大都市部の公立病院を批判する人もいますが、青森の大間病院48床、外ヶ浜中央病院44床、三重の志摩市民病院90床、そして多くの島で地域医療を確保している公立病院は、住民のライフラインであり、病院がなくなってしまった市町村は急激な人口減少が起き、崩壊の危機にさらされます。もちろん民間病院でへき地医療を支えている病院もあります。大都市部大病院のことしか理解できない人々は、日本の医療を理解できないでしょう。
ただ、公立病院が頑張ってくれたとしても、公立病院の最大2割のみが「高度急性期機能」を担えるに過ぎないということを明確に理解して欲しいのです。
◎高度急性期機能は欲しいが基本は地域多機能病院だ
パンデミックで医療崩壊とか医療逼迫だと報道されましたが、長年の政府の低医療費政策は、日本中の病院の経営体力を低下させてきましたし、災害時の対応について準備が十分でなかったことは明らかです。病院数も病床数も減少し、その上人口減という深刻な事態が、誰の目にも明らかになりつつあります。そこで、日本の病院をどうするのかということについてパーパスも戦略も示せないのは、結局、日本の医療を正確に理解しようとしてこなかったことが原因なのではないかという疑いが、ぬぐえないで苦しみます。
まだ確定された呼び名ではありませんが「高度急性期機能病院」という高度急性期のみを担当する病院は必要だと思います。医師や看護師をはじめとした医療従事者の確保とともに、24時間365日3交代等のシフト制を確保する必要があることは、よく理解できたと思います。また、このような病院は、通常、平均在院日数は7日以下とするべきで、何しろ外来患者の一層の制限と病病間連携を徹底する強力な政策を展開するべきだと思います。地域にとって通常の生活で必要なのは、約90%の患者の治療は自院で完結し、それ以上の高度急性期機能が必要な場合にはより高度の急性期機能がある病院にタイムリーに転院させることができるシステムを確保することだと思います。

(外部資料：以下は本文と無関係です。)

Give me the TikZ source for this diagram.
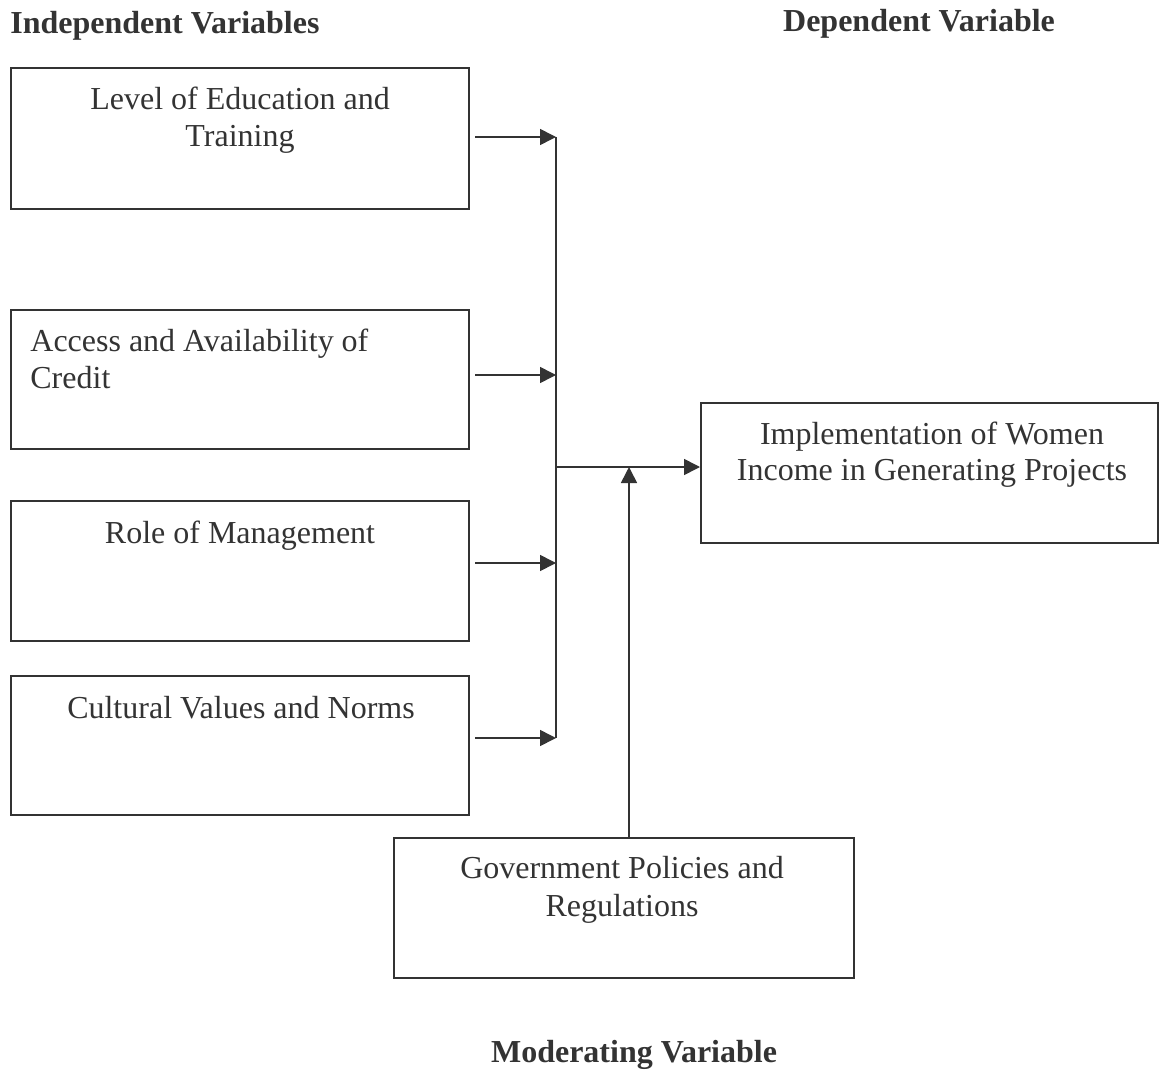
\documentclass[tikz,border=0pt]{standalone}
\usepackage{fontspec}
\setmainfont{Liberation Serif}
\usetikzlibrary{arrows.meta}
\definecolor{ink}{HTML}{333333}
\begin{document}
\begin{tikzpicture}[x=0.5pt,y=-0.5pt,
  box/.style={draw=ink,line width=0.8pt,rectangle,inner sep=0pt,anchor=north west},
  txt/.style={inner sep=0pt,anchor=base,text=ink,font=\fontsize{16}{18.5}\selectfont},
  head/.style={inner sep=0pt,anchor=base,text=ink,font=\fontsize{16}{18.5}\selectfont\bfseries},
  conn/.style={draw=ink,line width=0.8pt},
  arr/.style={conn,-{Triangle[length=8pt,width=8pt]}}]
\useasboundingbox (0,0) rectangle (1159,1069);
% headings
\node[head,anchor=base west] (hiv) at (10,34) {Independent Variables};
\node[head] (hdv) at (919,32) {Dependent Variable};
\node[head] (hmv) at (634,1062) {Moderating Variable};
% boxes
\node[box,minimum width=229pt,minimum height=70.5pt] (b1) at (10,67) {};
\node[box,minimum width=229pt,minimum height=69.5pt] (b2) at (10,309) {};
\node[box,minimum width=229pt,minimum height=70pt] (b3) at (10,500) {};
\node[box,minimum width=229pt,minimum height=69.5pt] (b4) at (10,675) {};
\node[box,minimum width=228.5pt,minimum height=70pt] (dv) at (700,402) {};
\node[box,minimum width=230pt,minimum height=70pt] (mv) at (393,837) {};
% texts
\node[txt] (t1a) at (240,110) {Level of Education and};
\node[txt] (t1b) at (240,147) {Training};
\node[txt,anchor=base west] (t2a) at (30,351) {Access and Availability of};
\node[txt,anchor=base west] (t2b) at (30,388) {Credit};
\node[txt] (t3) at (240,543) {Role of Management};
\node[txt] (t4) at (241,718) {Cultural Values and Norms};
\node[txt] (tda) at (932,444) {Implementation of Women};
\node[txt] (tdb) at (932,480) {Income in Generating Projects};
\node[txt] (tma) at (622,878) {Government Policies and};
\node[txt] (tmb) at (622,916) {Regulations};
% junction coordinates
\coordinate (j1) at (556,137);
\coordinate (j2) at (556,375);
\coordinate (j3) at (556,563);
\coordinate (j4) at (556,738);
\coordinate (jm) at (556,467);
\coordinate (jc) at (629,467);
\coordinate (s1) at (475,137);
\coordinate (s2) at (475,375);
\coordinate (s3) at (475,563);
\coordinate (s4) at (475,738);
% connectors
\draw[conn] (j1) -- (j4);
\draw[arr] (s1) -- (j1);
\draw[arr] (s2) -- (j2);
\draw[arr] (s3) -- (j3);
\draw[arr] (s4) -- (j4);
\draw[arr] (jm) -- (jm -| dv.west);
\draw[arr] (mv.north -| jc) -- (jc);
\end{tikzpicture}
\end{document}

いいたいことは、このようなことを実現させるには地域多機能病院として外来、入院、検診、往診、訪問看護をはじめとした在宅ケアの提供により、認知症や終末期とともに生きる人々のため活動する病院なのだということです。だから、必要時には
適時適切に高度急性期機能につないで欲しいし、日常生活場面では地域多機能病院として様々なニーズに親切丁寧に対応して欲しいと願うのです。
さらに、200床程度の病院が急性期のみに対応し、一般病床の入院基本料を算定する病院は、経営的に難しいです。地域包括ケア病棟、回復期リハビリテーション病棟、疼痛緩和病棟あるいは療養病床などを組み合わせる、いわゆるケアミックス型の病院を目指すべきだと思います。このような病院以外を「なんちゃって急性期スタンドアローン病院」と命名してみていますが、経営的に展望は開くことができにくいのです。